В интервью одной из газет Кларк сказал: «За несколько десятилетий наши представления о мире изменяются больше, чем за всю эпоху Возрождения и век великих открытий. Чем будет Луна для наших детей? Тем же, чем 400 лет назад была Америка для европейцев, – миром, полным неизведанных тайн, надежд и возможностей. После эти границы раздвинутся до Марса, Венеры… Но и за пределами планетной системы вечно будет притягивать человека неизвестная звездная Вселенная. Пространство между мирами бросает нам вызов. И если мы не примем этого вызова, история человечества сойдет на нет».

Кларк убежден, что самая любопытная отрасль науки – исследование космоса.

– Чем лучше мы будем узнавать Вселенную, тем больше сюрпризов получим от нее. Взять хотя бы вопрос о существовании разумных существ. Не думаю, чтобы эти существа были подобны человеку. Может быть, у них три руки или три глаза – не знаю, на этот вопрос ответит будущее, но то, что они есть в других мирах, – несомненно.

У ног писателя лежит мохнатая рыжая собака. Неожиданно она вскакивает и начинает громко лаять – что-то пришлось ей не по душе.

– Спутник, молчи, – приказывает хозяин. И, повернувшись ко мне, замечает: – Всем зверям в доме: кошке, двум собакам и черепахе я дал «космические» имена.

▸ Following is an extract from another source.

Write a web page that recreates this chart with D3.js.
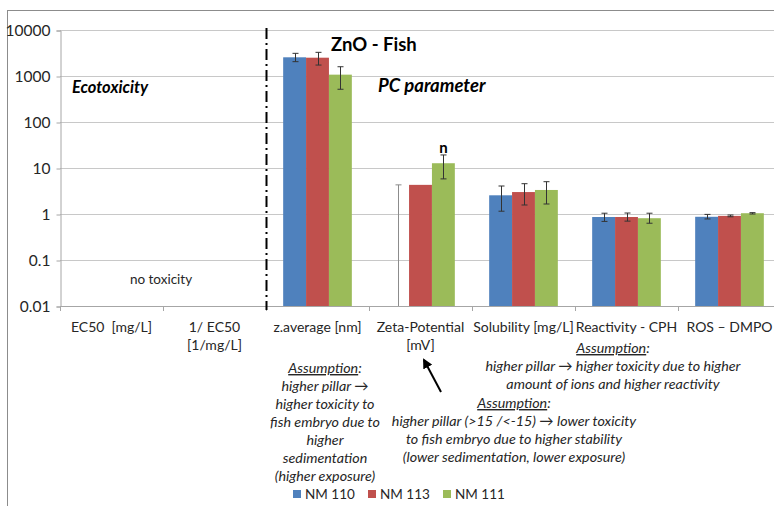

Интерес Кларка к звездному пространству чувствуется во многом. Холостяцкое жилище, как он называет свой дом, заставлено моделями ракет и спутников, стены – в фотографиях космонавтов и ученых. Наугад беру с полки книгу. «Ждите нас, звезды» космонавта А. Леонова и художника А. Соколова. На титульном листе надпись: «Артуру Кларку – Жюль Верну нашего времени с глубоким уважением и наилучшими пожеланиями. Убежден, что большая часть Вашей фантастики найдет место в реальной жизни. А. Леонов».